─── GIVEN INFORMATION ───

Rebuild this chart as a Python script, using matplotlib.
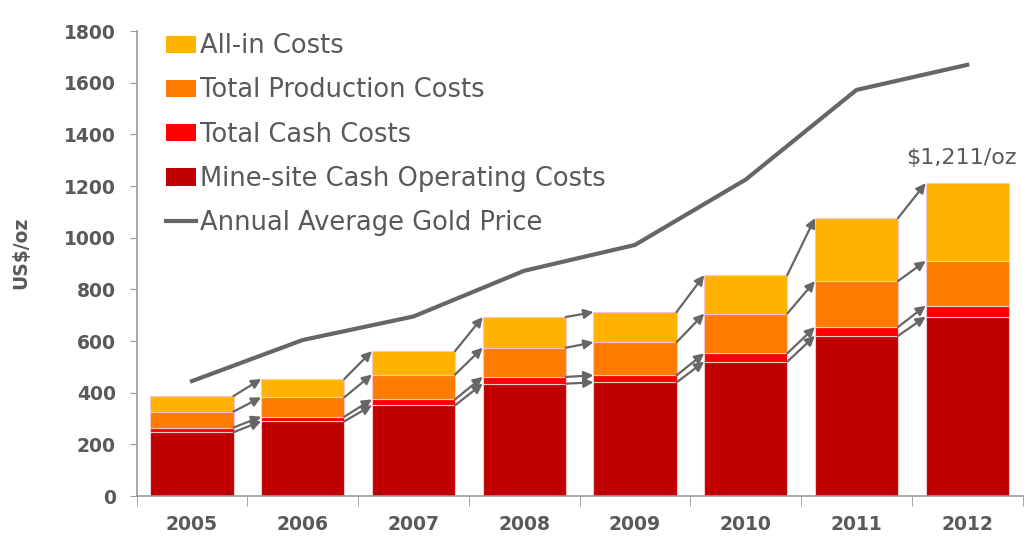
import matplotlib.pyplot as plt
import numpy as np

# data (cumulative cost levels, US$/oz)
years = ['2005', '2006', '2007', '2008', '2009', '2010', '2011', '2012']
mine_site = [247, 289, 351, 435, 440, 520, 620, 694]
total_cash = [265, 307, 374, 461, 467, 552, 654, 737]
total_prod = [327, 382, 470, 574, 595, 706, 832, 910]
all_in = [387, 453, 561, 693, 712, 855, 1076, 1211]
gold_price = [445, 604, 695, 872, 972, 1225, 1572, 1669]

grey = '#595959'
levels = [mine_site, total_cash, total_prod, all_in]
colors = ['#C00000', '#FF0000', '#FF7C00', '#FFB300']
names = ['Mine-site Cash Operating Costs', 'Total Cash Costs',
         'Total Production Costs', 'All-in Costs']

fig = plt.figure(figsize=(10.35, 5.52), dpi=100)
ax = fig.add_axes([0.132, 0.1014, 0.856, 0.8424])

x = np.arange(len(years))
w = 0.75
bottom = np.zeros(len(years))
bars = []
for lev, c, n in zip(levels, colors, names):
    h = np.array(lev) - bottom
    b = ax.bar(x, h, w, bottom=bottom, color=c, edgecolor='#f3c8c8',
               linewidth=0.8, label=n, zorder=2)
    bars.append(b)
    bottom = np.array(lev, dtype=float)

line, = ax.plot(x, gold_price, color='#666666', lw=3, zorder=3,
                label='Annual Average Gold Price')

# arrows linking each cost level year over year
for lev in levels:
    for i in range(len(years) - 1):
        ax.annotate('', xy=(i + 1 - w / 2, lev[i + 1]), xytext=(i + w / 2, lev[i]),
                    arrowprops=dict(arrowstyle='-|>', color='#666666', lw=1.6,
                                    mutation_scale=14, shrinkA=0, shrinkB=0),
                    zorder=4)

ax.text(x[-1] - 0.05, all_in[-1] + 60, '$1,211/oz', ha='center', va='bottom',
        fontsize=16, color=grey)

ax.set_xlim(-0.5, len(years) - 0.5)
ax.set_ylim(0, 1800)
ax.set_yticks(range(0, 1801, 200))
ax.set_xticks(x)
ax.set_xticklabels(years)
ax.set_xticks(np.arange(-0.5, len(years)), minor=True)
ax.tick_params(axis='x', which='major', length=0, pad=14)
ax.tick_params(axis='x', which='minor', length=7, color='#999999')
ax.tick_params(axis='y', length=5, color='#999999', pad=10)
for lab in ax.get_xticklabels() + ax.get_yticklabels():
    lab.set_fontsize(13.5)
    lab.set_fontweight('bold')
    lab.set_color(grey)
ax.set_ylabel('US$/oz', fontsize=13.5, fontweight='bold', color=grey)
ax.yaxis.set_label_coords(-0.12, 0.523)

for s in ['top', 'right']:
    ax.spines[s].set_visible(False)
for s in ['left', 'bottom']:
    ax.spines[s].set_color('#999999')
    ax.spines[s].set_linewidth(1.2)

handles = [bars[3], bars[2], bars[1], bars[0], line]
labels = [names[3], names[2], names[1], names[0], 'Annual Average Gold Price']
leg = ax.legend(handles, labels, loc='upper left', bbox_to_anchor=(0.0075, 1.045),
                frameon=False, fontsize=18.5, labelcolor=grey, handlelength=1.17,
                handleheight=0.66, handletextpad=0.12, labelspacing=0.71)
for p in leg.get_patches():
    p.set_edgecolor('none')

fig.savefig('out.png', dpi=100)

───

== THE EXERCISE ==
Pictures stay out. Repeat only the lines from the beginning of the data through the line that has "ax = fig.add_axes([0.132, 0.1014, 0.856, 0.8424])".

== RESPONSE TO THIS TASK ==
Rebuild this chart as a Python script, using matplotlib.
import matplotlib.pyplot as plt
import numpy as np

# data (cumulative cost levels, US$/oz)
years = ['2005', '2006', '2007', '2008', '2009', '2010', '2011', '2012']
mine_site = [247, 289, 351, 435, 440, 520, 620, 694]
total_cash = [265, 307, 374, 461, 467, 552, 654, 737]
total_prod = [327, 382, 470, 574, 595, 706, 832, 910]
all_in = [387, 453, 561, 693, 712, 855, 1076, 1211]
gold_price = [445, 604, 695, 872, 972, 1225, 1572, 1669]

grey = '#595959'
levels = [mine_site, total_cash, total_prod, all_in]
colors = ['#C00000', '#FF0000', '#FF7C00', '#FFB300']
names = ['Mine-site Cash Operating Costs', 'Total Cash Costs',
         'Total Production Costs', 'All-in Costs']

fig = plt.figure(figsize=(10.35, 5.52), dpi=100)
ax = fig.add_axes([0.132, 0.1014, 0.856, 0.8424])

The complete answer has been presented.